Meeting Tessai on screen was the most memorable part of the film for me. Watching him dismantle a large group of highly trained ninjas in a dark, eerie forest completely sets the tone of the rest of the film. Holding the dismembered arms of the leading ninja in his giant rock hands, to then take a drink of the flowing blood, all the while staring at Kagero as she delivers a piercing scream of fear, was frightening to say the least. I would say the feeling of hopelessness against such a formidable group of wicked warriors is less felt in the later parts of the film, aside from the final battle against Genma Himuro. Overall, the struggle against The Eight Devils is still a difficult one for the heroes of the film.

The animation of Ninja Scroll is stellar. I am a big fan of 80s and 90s style anime animation, and this film doesn’t disappoint. With its highly saturated colours, painted backgrounds, and detailed character designs, the film is visually alluring and stands well against the test of time.

“No, what I speak of is literally of life or death importance to you.”

Character wise, Dakuan steals the show. The old spy is witty, cunning, and good humoured.
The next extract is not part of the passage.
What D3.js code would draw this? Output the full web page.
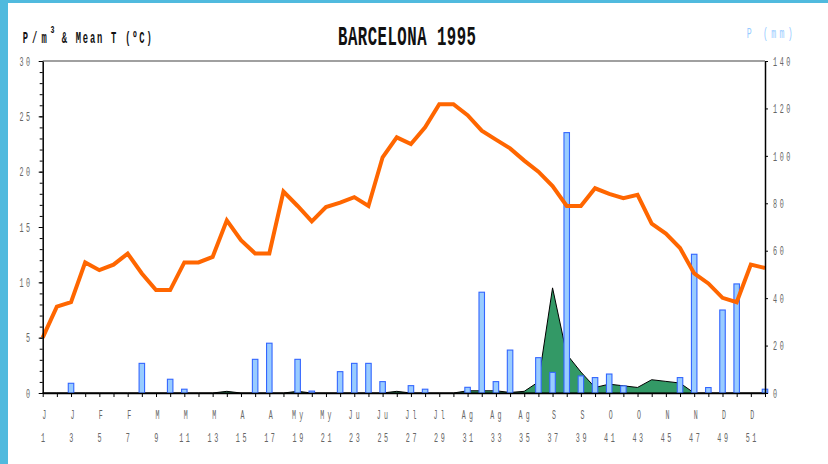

He’s an old dog who still has a couple tricks up his sleeve. Watching his frail, withered body camouflage as a tree branch is both hilarious and imaginative. His dialogue pieces are perhaps the only notable in the film. Though Dakuan is quite underhanded, he adds a lighthearted atmosphere that you can’t help but love. Jubei is also well humoured but to lesser effect.

I thought Kagero was an interesting character too. The explanation to her moodiness and desire to prove herself as a warrior made for a compelling character to follow. She is a good counter character to the good natured Jubei and the two balance each other well.

My main gripe with the film is that we don’t spend as much time with The Eight Devils as I would’ve liked. Filled with their own selfish desires and perversions, they are much more interesting characters than the two heroes Jubei and Kagero. There is a Ninja Scroll 2003 animated series, which perhaps shows these villains a bit more. But as for the film, I was left wanting more of Tessai’s barbaric fighting and pervertedness, or Genma Himuro’s arrogance and greed.

What I loved about Ninja Scroll was that it is very much what you see is what you get. If you’re looking for some awesome action, and devilish characters, then you’ve hit the jackpot. If you’re looking for a detailed story with compelling plot twists, then this won’t do it. Ninja Scroll did well in the US, but not so much in Japan, because, in my opinion, it shows the intensity of a great anime but in a very digestible way. It deals with the supernatural but does not give them such an advantage over human intelligence, resourcefulness, and luck. Overall it is a very pleasant watch and a good example of pure anime violence.